Radishes, which are plentiful now in local farmers markets, probably originated in Asia. They are a root of the crucifer family, which also includes cabbage, turnip, broccoli and horseradish. They can vary in color from white to red, purple and even black, and in size from tiny globes to the giant elongated daikon.
Americans are most familiar with the small, round, red-skinned radish that is commonly used as a crunchy, peppery accent in salads or as a garnish.
Before refrigerating, remove and discard the green leaves, but leave the root ends on until just before using. Store in a plastic bag in the vegetable crisper for up to five days. (Winter radishes will keep longer.)
Scrub under cold running water and trim before slicing, dicing, shredding or serving whole. For added crispness, soak in ice water for a couple of hours.
A 1/2 cup serving (about 12 medium) of fresh, sliced raw red globes has about 12 calories and 2 grams of carbohydrates, 1 gram of dietary fiber and provides a goodly amount of potassium, vitamin C and folate.
The large Chinese and Japanese varieties can be substituted in recipes calling for turnips.

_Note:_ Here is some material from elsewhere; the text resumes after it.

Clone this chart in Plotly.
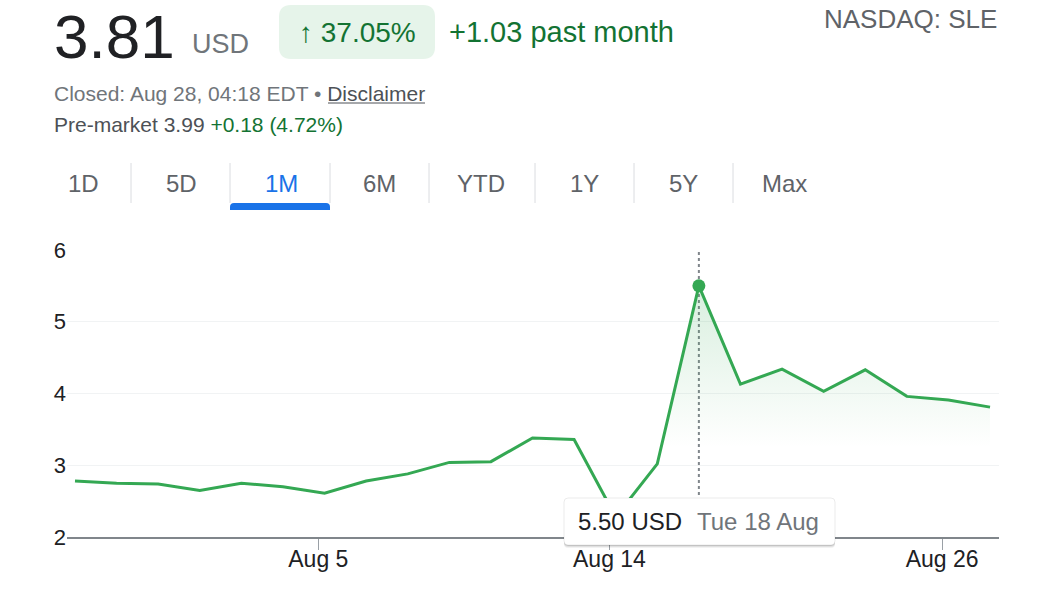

Bud Benton, of Mon Jardin at the Red Stick Farmers Market, says his favorite radish recipe is very simple: “Wash and chill your favorite radishes. I prefer the French breakfast variety, sliced or julienned. Dip the radish pieces into melted butter, sprinkle with Tony Chachere’s Creole Seasoning or your favorite seasoning, and enjoy with a frosty beer. I have not tried any other beverage, but I’m sure others would work.”